What the task asks
Could you copy exactly the lines from the start of the records through the one containing "import plotly.graph_objects as go", both included, and leave out the pictures?

Dataset records
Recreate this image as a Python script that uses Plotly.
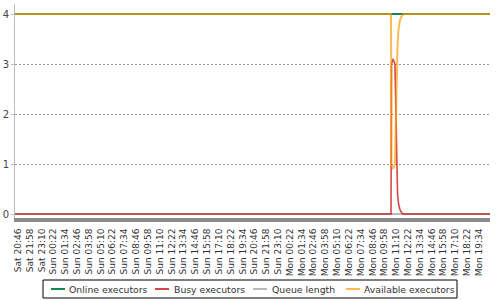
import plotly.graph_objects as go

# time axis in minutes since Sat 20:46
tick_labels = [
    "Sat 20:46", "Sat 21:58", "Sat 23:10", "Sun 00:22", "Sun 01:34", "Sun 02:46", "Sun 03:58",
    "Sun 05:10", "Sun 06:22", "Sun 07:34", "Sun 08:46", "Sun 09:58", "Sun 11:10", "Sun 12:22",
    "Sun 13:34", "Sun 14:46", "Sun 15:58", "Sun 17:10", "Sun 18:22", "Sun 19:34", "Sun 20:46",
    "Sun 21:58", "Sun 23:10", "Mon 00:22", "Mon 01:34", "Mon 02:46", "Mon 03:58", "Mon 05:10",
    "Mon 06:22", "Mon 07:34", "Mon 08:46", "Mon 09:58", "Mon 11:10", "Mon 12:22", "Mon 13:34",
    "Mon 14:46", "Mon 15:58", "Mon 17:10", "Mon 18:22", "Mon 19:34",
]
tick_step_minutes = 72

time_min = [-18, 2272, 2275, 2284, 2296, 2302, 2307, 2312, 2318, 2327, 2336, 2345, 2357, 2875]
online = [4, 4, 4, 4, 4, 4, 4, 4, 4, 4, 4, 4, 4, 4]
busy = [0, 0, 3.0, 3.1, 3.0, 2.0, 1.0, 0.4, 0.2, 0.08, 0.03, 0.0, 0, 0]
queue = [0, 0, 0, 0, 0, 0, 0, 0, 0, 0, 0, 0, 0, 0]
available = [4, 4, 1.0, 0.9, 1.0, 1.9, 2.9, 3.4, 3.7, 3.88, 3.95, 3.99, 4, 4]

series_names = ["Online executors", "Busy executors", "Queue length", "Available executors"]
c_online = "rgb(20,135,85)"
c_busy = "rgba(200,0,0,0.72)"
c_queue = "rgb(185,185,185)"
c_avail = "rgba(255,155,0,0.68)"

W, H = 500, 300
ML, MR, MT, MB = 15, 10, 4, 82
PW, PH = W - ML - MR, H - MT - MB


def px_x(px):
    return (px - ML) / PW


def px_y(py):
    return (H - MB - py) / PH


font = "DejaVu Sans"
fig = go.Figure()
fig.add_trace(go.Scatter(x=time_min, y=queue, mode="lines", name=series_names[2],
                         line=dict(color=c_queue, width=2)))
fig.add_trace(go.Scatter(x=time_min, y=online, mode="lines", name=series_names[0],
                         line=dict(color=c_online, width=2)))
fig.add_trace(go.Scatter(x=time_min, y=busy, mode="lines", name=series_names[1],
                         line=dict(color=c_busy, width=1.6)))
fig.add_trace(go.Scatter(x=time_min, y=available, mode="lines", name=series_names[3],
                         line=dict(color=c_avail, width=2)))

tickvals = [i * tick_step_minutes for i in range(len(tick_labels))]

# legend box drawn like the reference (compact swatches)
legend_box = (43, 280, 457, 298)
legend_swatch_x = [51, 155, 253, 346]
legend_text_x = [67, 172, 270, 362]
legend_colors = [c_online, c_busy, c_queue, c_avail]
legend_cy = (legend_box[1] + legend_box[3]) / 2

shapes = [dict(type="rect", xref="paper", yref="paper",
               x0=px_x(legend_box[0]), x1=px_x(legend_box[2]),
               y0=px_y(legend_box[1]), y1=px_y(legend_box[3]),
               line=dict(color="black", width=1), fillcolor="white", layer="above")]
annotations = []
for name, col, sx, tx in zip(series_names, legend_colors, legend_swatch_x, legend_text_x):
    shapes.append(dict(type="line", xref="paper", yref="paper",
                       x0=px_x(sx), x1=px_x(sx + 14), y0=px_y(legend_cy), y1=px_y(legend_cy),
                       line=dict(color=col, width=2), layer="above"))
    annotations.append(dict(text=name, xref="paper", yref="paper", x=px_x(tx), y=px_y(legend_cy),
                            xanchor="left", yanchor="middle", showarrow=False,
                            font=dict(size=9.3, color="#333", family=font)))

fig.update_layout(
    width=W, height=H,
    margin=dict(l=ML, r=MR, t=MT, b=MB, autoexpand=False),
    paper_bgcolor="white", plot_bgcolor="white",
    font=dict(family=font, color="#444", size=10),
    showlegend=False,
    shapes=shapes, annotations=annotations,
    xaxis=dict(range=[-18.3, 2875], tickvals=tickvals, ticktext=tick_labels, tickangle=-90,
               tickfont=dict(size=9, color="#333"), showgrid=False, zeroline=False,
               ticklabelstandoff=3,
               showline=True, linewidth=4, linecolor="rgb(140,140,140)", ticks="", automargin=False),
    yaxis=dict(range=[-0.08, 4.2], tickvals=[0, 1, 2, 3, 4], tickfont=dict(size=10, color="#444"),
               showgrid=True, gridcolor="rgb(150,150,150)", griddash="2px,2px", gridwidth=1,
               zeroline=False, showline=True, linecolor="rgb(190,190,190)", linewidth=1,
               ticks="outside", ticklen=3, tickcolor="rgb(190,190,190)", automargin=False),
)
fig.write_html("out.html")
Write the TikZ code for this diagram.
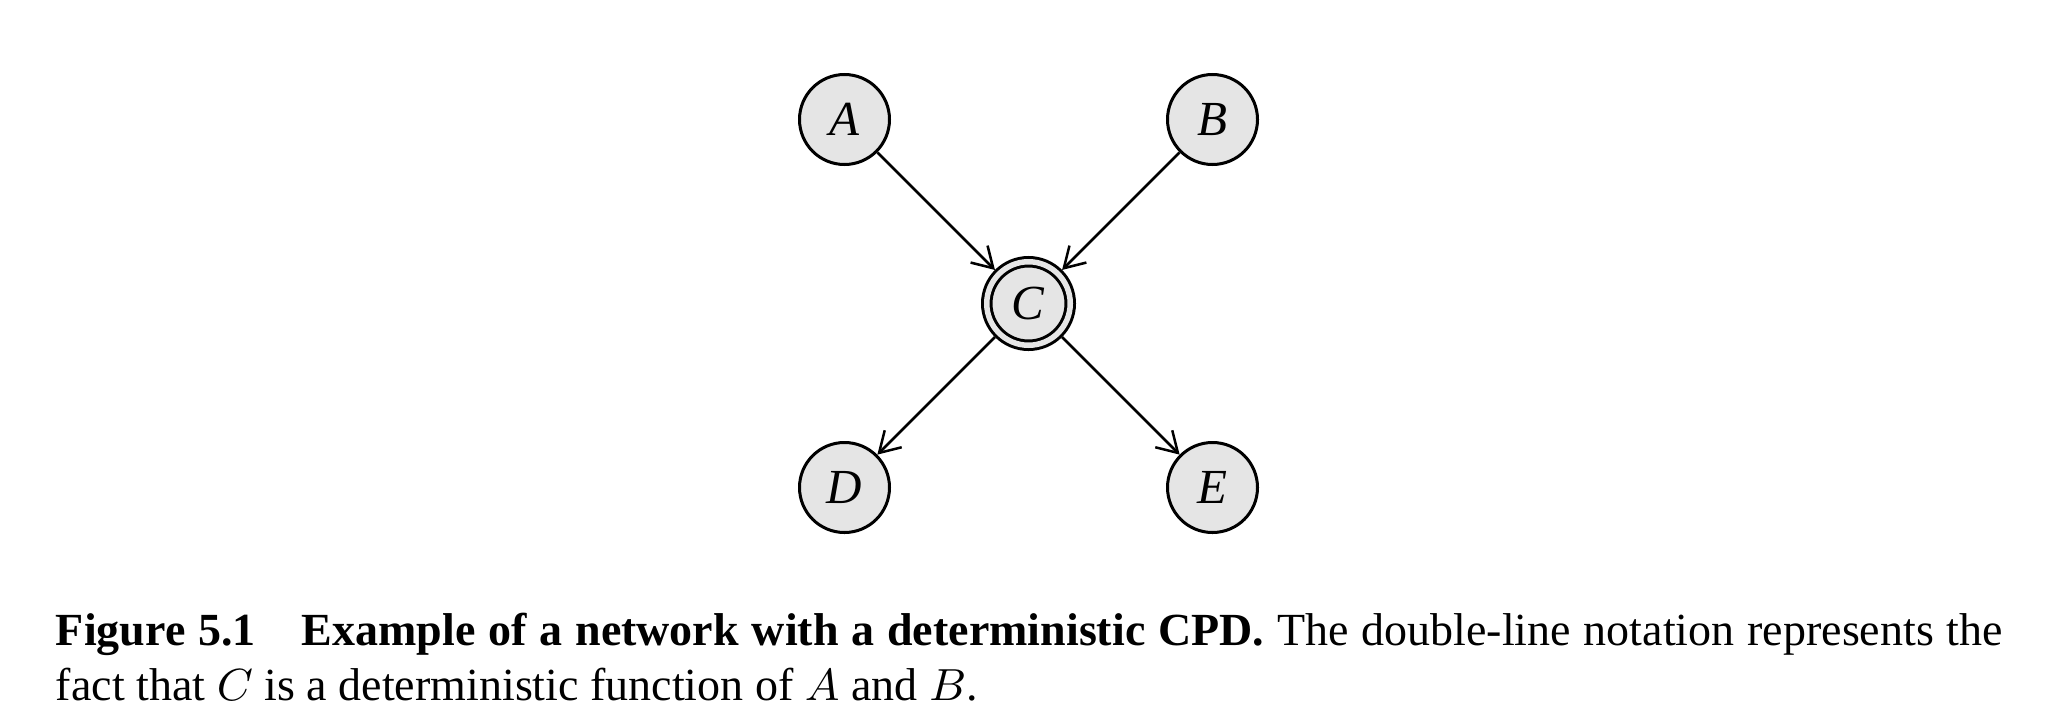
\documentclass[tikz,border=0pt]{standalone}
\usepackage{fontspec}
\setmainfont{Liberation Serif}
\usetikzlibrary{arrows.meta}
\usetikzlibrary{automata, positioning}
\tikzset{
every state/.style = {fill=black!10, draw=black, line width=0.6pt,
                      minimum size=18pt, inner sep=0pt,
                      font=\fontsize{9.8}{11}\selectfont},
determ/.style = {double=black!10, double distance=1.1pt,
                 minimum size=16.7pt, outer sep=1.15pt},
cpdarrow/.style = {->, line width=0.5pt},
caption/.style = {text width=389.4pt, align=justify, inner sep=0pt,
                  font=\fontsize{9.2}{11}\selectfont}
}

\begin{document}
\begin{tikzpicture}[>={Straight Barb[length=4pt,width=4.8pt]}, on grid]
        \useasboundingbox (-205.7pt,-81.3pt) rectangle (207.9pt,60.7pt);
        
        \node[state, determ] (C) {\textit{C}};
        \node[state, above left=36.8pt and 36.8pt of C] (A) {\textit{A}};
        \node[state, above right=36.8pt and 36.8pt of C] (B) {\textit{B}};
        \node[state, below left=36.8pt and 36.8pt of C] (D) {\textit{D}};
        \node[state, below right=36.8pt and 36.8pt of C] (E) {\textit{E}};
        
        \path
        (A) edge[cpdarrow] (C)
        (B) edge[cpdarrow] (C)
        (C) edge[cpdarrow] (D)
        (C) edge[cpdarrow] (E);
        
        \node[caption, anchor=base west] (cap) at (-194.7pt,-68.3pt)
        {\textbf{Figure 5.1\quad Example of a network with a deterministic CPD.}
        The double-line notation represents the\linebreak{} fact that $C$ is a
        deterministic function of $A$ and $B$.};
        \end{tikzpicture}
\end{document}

Solution
Recreate this image as a Python script that uses Plotly.
import plotly.graph_objects as go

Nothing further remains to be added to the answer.